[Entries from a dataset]
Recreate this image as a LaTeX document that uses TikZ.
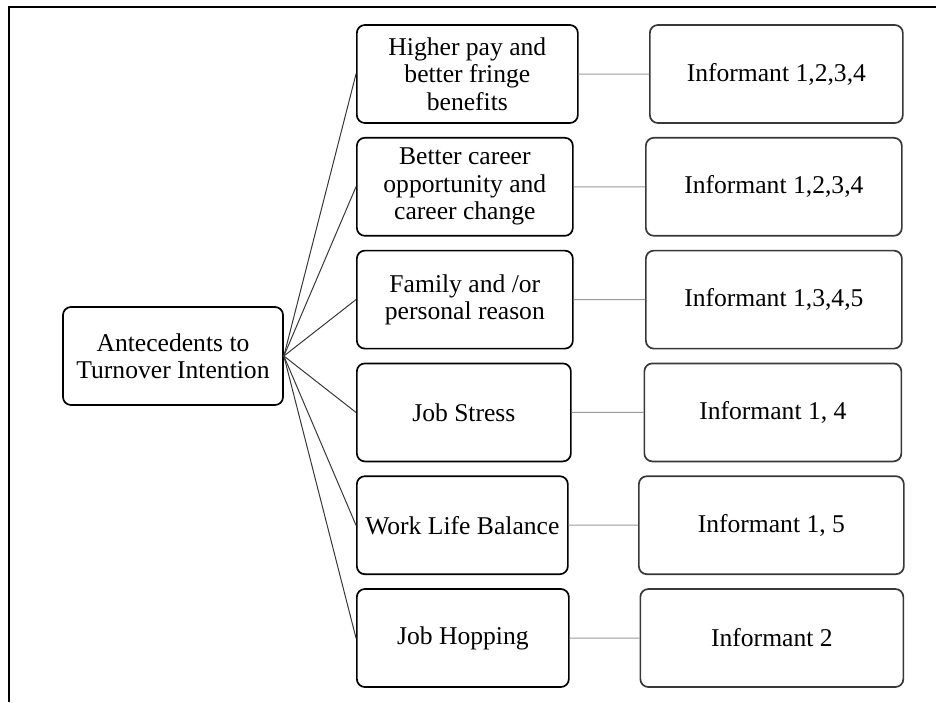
\documentclass[tikz,border=0pt]{standalone}
\usepackage{fontspec}
\setmainfont{Liberation Serif}
\begin{document}
\begin{tikzpicture}[
  grow'=right,
  parent anchor=east, child anchor=west,
  level 1/.style={sibling distance=112.8pt, level distance=183pt},
  level 2/.style={level distance=309pt,
    edge from parent/.style={draw=black!40, line width=1pt}},
  every node/.style={rectangle, rounded corners=8pt, draw, line width=1.7pt,
    minimum height=98pt, align=center, inner sep=2pt,
    font=\fontsize{25.6}{27.5}\selectfont},
  edge from parent/.style={draw=black!78, line width=1pt}
]
\useasboundingbox (0,0) rectangle (939pt,-702pt);
\draw[line width=1.8pt] (9pt,-702pt) -- (9pt,-7pt) -- (936pt,-7pt);
\node[minimum width=220pt] (root) at (173pt,-356pt) {Antecedents to\\Turnover Intention}
  child { node[anchor=west, minimum width=221pt] (pay) {Higher pay and\\better fringe\\benefits}
    child { node[minimum width=253pt] (pay-inf) {Informant 1,2,3,4} }
  }
  child { node[anchor=west, minimum width=216pt] (career) {Better career\\opportunity and\\career change}
    child { node[minimum width=256pt] (career-inf) {Informant 1,2,3,4} }
  }
  child { node[anchor=west, minimum width=216pt] (family) {Family and /or\\personal reason}
    child { node[minimum width=256pt] (family-inf) {Informant 1,3,4,5} }
  }
  child { node[anchor=west, minimum width=214pt] (stress) {Job Stress}
    child { node[minimum width=257pt] (stress-inf) {Informant 1, 4} }
  }
  child { node[anchor=west, minimum width=211pt] (balance) {Work Life Balance}
    child { node[minimum width=265pt] (balance-inf) {Informant 1, 5} }
  }
  child { node[anchor=west, minimum width=212pt] (hopping) {Job Hopping}
    child { node[minimum width=263pt] (hopping-inf) {Informant 2} }
  };
\end{tikzpicture}
\end{document}
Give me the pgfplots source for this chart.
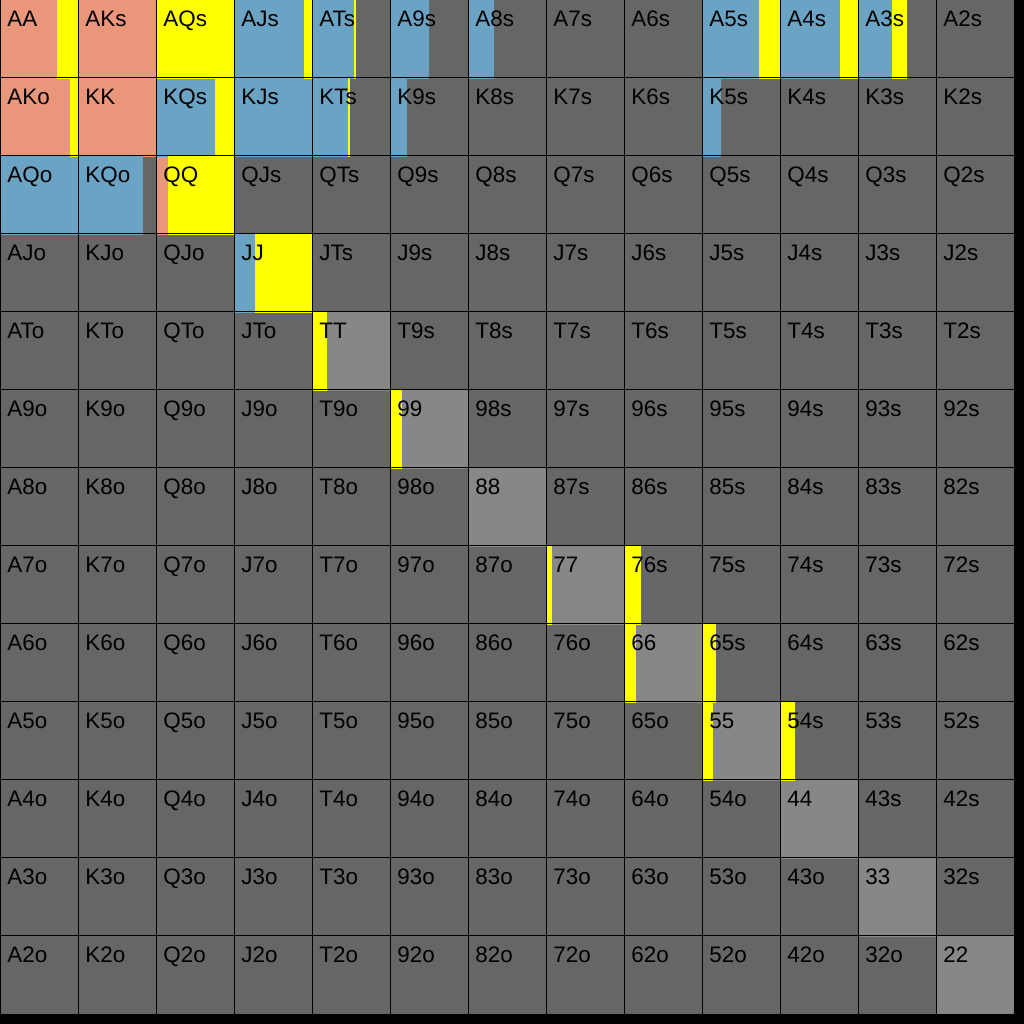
\documentclass[border=0pt]{standalone}
\usepackage{pgfplots}
\pgfplotsset{compat=1.18}
\usepackage{fontspec}
\setmainfont{Liberation Sans}
\definecolor{rsalmon}{HTML}{E9967A}
\definecolor{rblue}{HTML}{6BA3C5}
\definecolor{ryellow}{HTML}{FFFF00}
\definecolor{dgray}{HTML}{666666}
\definecolor{lgray}{HTML}{878787}
\newcommand\lbl{\fontsize{11.2}{12}\selectfont}
\pgfplotsset{
  seg/.style={scatter, only marks, mark=*, mark size=0pt,
    visualization depends on={\thisrow{w} \as \wid},
    scatter/@pre marker code/.code={\fill[#1] (0pt,0pt) rectangle ({\wid*39pt},-39pt);\scope[opacity=0]},
    scatter/@post marker code/.code={\endscope},
  }
}
% pairs (light gray background)
\pgfplotstableread[row sep=\\]{
x r w \\
0 0 1 \\ 1 1 1 \\ 2 2 1 \\ 3 3 1 \\ 4 4 1 \\ 5 5 1 \\ 6 6 1 \\
7 7 1 \\ 8 8 1 \\ 9 9 1 \\ 10 10 1 \\ 11 11 1 \\ 12 12 1 \\
}\pairs
\pgfplotstableread[row sep=\\]{
x r w \\
0 0 0.73 \\
1 0 1 \\
0 1 0.90 \\
1 1 1 \\
2 2 0.16 \\
}\salmon
\pgfplotstableread[row sep=\\]{
x r w \\
3 0 0.90 \\
4 0 0.54 \\
5 0 0.49 \\
6 0 0.33 \\
9 0 0.73 \\
10 0 0.77 \\
11 0 0.44 \\
2 1 0.76 \\
3 1 1 \\
4 1 0.465 \\
5 1 0.21 \\
9 1 0.23 \\
0 2 1 \\
1 2 0.82 \\
3 3 0.27 \\
}\blue
\pgfplotstableread[row sep=\\]{
x r w \\
0.73 0 0.27 \\
2 0 1 \\
3.90 0 0.10 \\
4.54 0 0.015 \\
9.73 0 0.27 \\
10.77 0 0.23 \\
11.44 0 0.18 \\
0.90 1 0.10 \\
2.76 1 0.24 \\
4.465 1 0.015 \\
2.16 2 0.84 \\
3.27 3 0.73 \\
4 4 0.18 \\
5 5 0.15 \\
7 7 0.065 \\
8 7 0.205 \\
8 8 0.14 \\
9 8 0.175 \\
9 9 0.13 \\
10 9 0.19 \\
}\yellow
\begin{document}
\begin{tikzpicture}
\begin{axis}[
  set layers,
  scale only axis, width=512pt, height=512pt,
  xmin=0, xmax=13.128205, ymin=0, ymax=13.128205, y dir=reverse,
  axis background/.style={fill=black},
  axis line style={draw=none},
  xtick={0,...,13}, ytick={0,...,13},
  xticklabels={}, yticklabels={},
  major tick length=0pt,
  grid=major, major grid style={black, line width=0.5pt},
  axis on top,
]
\fill[dgray] (axis cs:0,0) rectangle (axis cs:13,13);
\addplot[seg=lgray] table[x=x,y=r] {\pairs};
\addplot[seg=rsalmon] table[x=x,y=r] {\salmon};
\addplot[seg=rblue] table[x=x,y=r] {\blue};
\addplot[seg=ryellow] table[x=x,y=r] {\yellow};
\begin{pgfonlayer}{axis foreground}
\foreach \rk [count=\ri from 0] in {A,K,Q,J,T,9,8,7,6,5,4,3,2} {
  \foreach \ck [count=\ci from 0] in {A,K,Q,J,T,9,8,7,6,5,4,3,2} {
    \ifnum\ri=\ci \edef\lab{\rk\ck}\else
      \ifnum\ci>\ri \edef\lab{\rk\ck s}\else \edef\lab{\ck\rk o}\fi\fi
    \edef\tmp{\noexpand\node[anchor=base west, inner sep=0pt, text=black, font=\noexpand\lbl] at (axis cs:\ci+0.09,\ri+0.335) {\lab};}
    \tmp
  }
}
\end{pgfonlayer}
\end{axis}
\pgfresetboundingbox
\useasboundingbox (current axis.south west) rectangle (current axis.north east);
\end{tikzpicture}
\end{document}
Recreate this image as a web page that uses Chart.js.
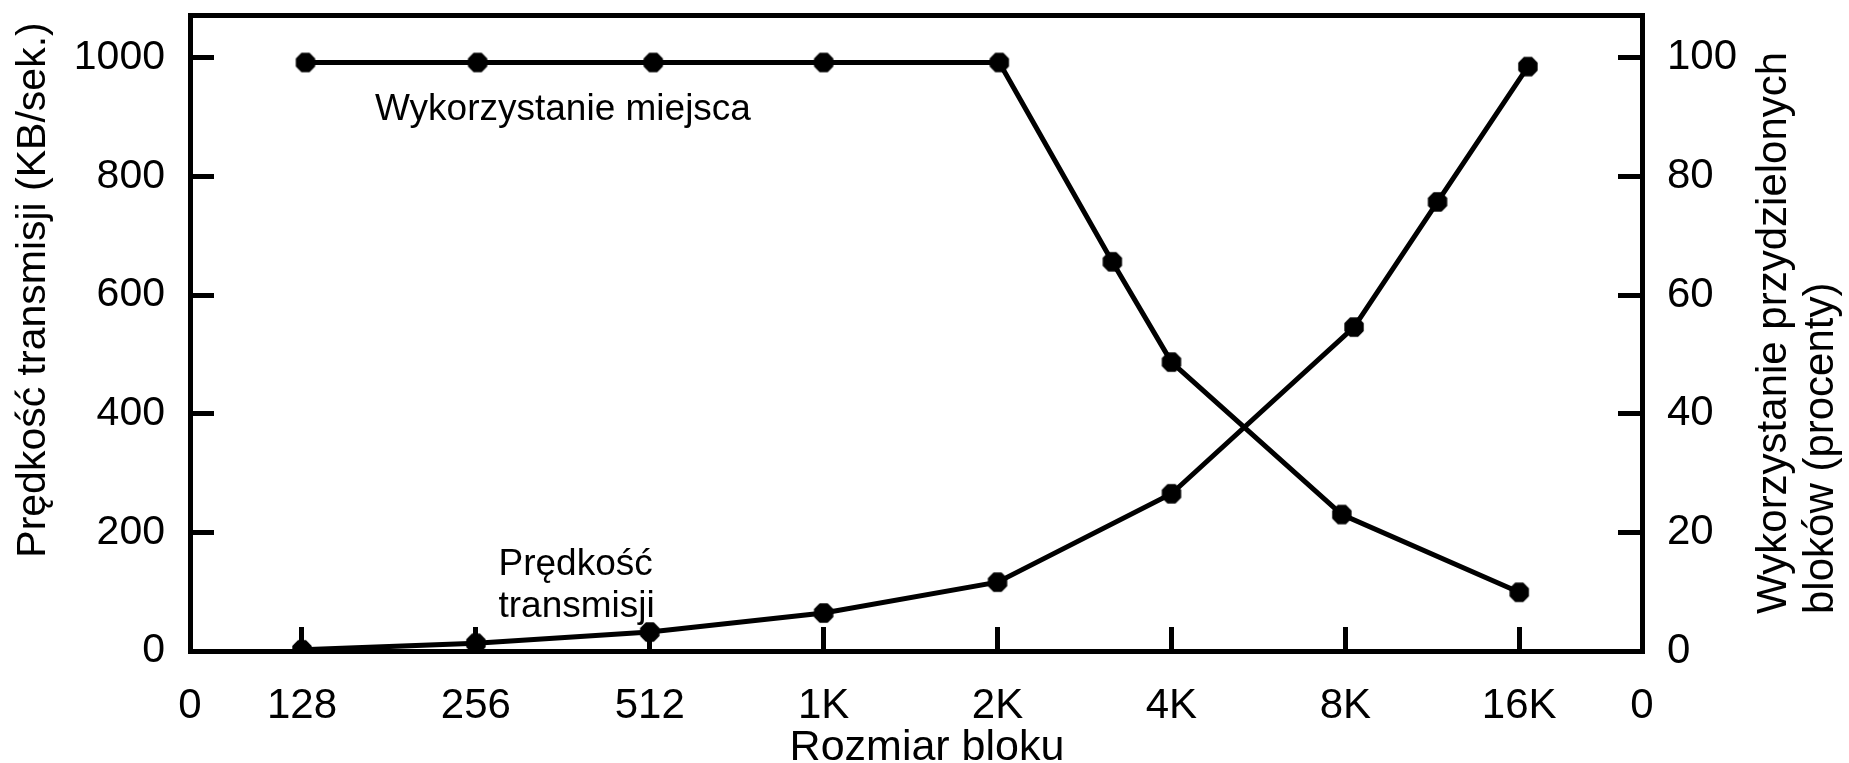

#### Exercise prompt:
Strip the images and reproduce the remaining records precisely.

#### Output for this exercise:
Recreate this image as a LaTeX document that uses TikZ.
\documentclass[tikz,border=0pt]{standalone}
\usepackage{fontspec}
\setmainfont{Liberation Serif}
\begin{document}
\begin{tikzpicture}[
  grow'=right,
  parent anchor=east, child anchor=west,
  level 1/.style={sibling distance=112.8pt, level distance=183pt},
  level 2/.style={level distance=309pt,
    edge from parent/.style={draw=black!40, line width=1pt}},
  every node/.style={rectangle, rounded corners=8pt, draw, line width=1.7pt,
    minimum height=98pt, align=center, inner sep=2pt,
    font=\fontsize{25.6}{27.5}\selectfont},
  edge from parent/.style={draw=black!78, line width=1pt}
]
\useasboundingbox (0,0) rectangle (939pt,-702pt);
\draw[line width=1.8pt] (9pt,-702pt) -- (9pt,-7pt) -- (936pt,-7pt);
\node[minimum width=220pt] (root) at (173pt,-356pt) {Antecedents to\\Turnover Intention}
  child { node[anchor=west, minimum width=221pt] (pay) {Higher pay and\\better fringe\\benefits}
    child { node[minimum width=253pt] (pay-inf) {Informant 1,2,3,4} }
  }
  child { node[anchor=west, minimum width=216pt] (career) {Better career\\opportunity and\\career change}
    child { node[minimum width=256pt] (career-inf) {Informant 1,2,3,4} }
  }
  child { node[anchor=west, minimum width=216pt] (family) {Family and /or\\personal reason}
    child { node[minimum width=256pt] (family-inf) {Informant 1,3,4,5} }
  }
  child { node[anchor=west, minimum width=214pt] (stress) {Job Stress}
    child { node[minimum width=257pt] (stress-inf) {Informant 1, 4} }
  }
  child { node[anchor=west, minimum width=211pt] (balance) {Work Life Balance}
    child { node[minimum width=265pt] (balance-inf) {Informant 1, 5} }
  }
  child { node[anchor=west, minimum width=212pt] (hopping) {Job Hopping}
    child { node[minimum width=263pt] (hopping-inf) {Informant 2} }
  };
\end{tikzpicture}
\end{document}
Give me the pgfplots source for this chart.
\documentclass[border=0pt]{standalone}
\usepackage{pgfplots}
\pgfplotsset{compat=1.18}
\usepackage{fontspec}
\setmainfont{Liberation Sans}
\definecolor{rsalmon}{HTML}{E9967A}
\definecolor{rblue}{HTML}{6BA3C5}
\definecolor{ryellow}{HTML}{FFFF00}
\definecolor{dgray}{HTML}{666666}
\definecolor{lgray}{HTML}{878787}
\newcommand\lbl{\fontsize{11.2}{12}\selectfont}
\pgfplotsset{
  seg/.style={scatter, only marks, mark=*, mark size=0pt,
    visualization depends on={\thisrow{w} \as \wid},
    scatter/@pre marker code/.code={\fill[#1] (0pt,0pt) rectangle ({\wid*39pt},-39pt);\scope[opacity=0]},
    scatter/@post marker code/.code={\endscope},
  }
}
% pairs (light gray background)
\pgfplotstableread[row sep=\\]{
x r w \\
0 0 1 \\ 1 1 1 \\ 2 2 1 \\ 3 3 1 \\ 4 4 1 \\ 5 5 1 \\ 6 6 1 \\
7 7 1 \\ 8 8 1 \\ 9 9 1 \\ 10 10 1 \\ 11 11 1 \\ 12 12 1 \\
}\pairs
\pgfplotstableread[row sep=\\]{
x r w \\
0 0 0.73 \\
1 0 1 \\
0 1 0.90 \\
1 1 1 \\
2 2 0.16 \\
}\salmon
\pgfplotstableread[row sep=\\]{
x r w \\
3 0 0.90 \\
4 0 0.54 \\
5 0 0.49 \\
6 0 0.33 \\
9 0 0.73 \\
10 0 0.77 \\
11 0 0.44 \\
2 1 0.76 \\
3 1 1 \\
4 1 0.465 \\
5 1 0.21 \\
9 1 0.23 \\
0 2 1 \\
1 2 0.82 \\
3 3 0.27 \\
}\blue
\pgfplotstableread[row sep=\\]{
x r w \\
0.73 0 0.27 \\
2 0 1 \\
3.90 0 0.10 \\
4.54 0 0.015 \\
9.73 0 0.27 \\
10.77 0 0.23 \\
11.44 0 0.18 \\
0.90 1 0.10 \\
2.76 1 0.24 \\
4.465 1 0.015 \\
2.16 2 0.84 \\
3.27 3 0.73 \\
4 4 0.18 \\
5 5 0.15 \\
7 7 0.065 \\
8 7 0.205 \\
8 8 0.14 \\
9 8 0.175 \\
9 9 0.13 \\
10 9 0.19 \\
}\yellow
\begin{document}
\begin{tikzpicture}
\begin{axis}[
  set layers,
  scale only axis, width=512pt, height=512pt,
  xmin=0, xmax=13.128205, ymin=0, ymax=13.128205, y dir=reverse,
  axis background/.style={fill=black},
  axis line style={draw=none},
  xtick={0,...,13}, ytick={0,...,13},
  xticklabels={}, yticklabels={},
  major tick length=0pt,
  grid=major, major grid style={black, line width=0.5pt},
  axis on top,
]
\fill[dgray] (axis cs:0,0) rectangle (axis cs:13,13);
\addplot[seg=lgray] table[x=x,y=r] {\pairs};
\addplot[seg=rsalmon] table[x=x,y=r] {\salmon};
\addplot[seg=rblue] table[x=x,y=r] {\blue};
\addplot[seg=ryellow] table[x=x,y=r] {\yellow};
\begin{pgfonlayer}{axis foreground}
\foreach \rk [count=\ri from 0] in {A,K,Q,J,T,9,8,7,6,5,4,3,2} {
  \foreach \ck [count=\ci from 0] in {A,K,Q,J,T,9,8,7,6,5,4,3,2} {
    \ifnum\ri=\ci \edef\lab{\rk\ck}\else
      \ifnum\ci>\ri \edef\lab{\rk\ck s}\else \edef\lab{\ck\rk o}\fi\fi
    \edef\tmp{\noexpand\node[anchor=base west, inner sep=0pt, text=black, font=\noexpand\lbl] at (axis cs:\ci+0.09,\ri+0.335) {\lab};}
    \tmp
  }
}
\end{pgfonlayer}
\end{axis}
\pgfresetboundingbox
\useasboundingbox (current axis.south west) rectangle (current axis.north east);
\end{tikzpicture}
\end{document}
Recreate this image as a web page that uses Chart.js.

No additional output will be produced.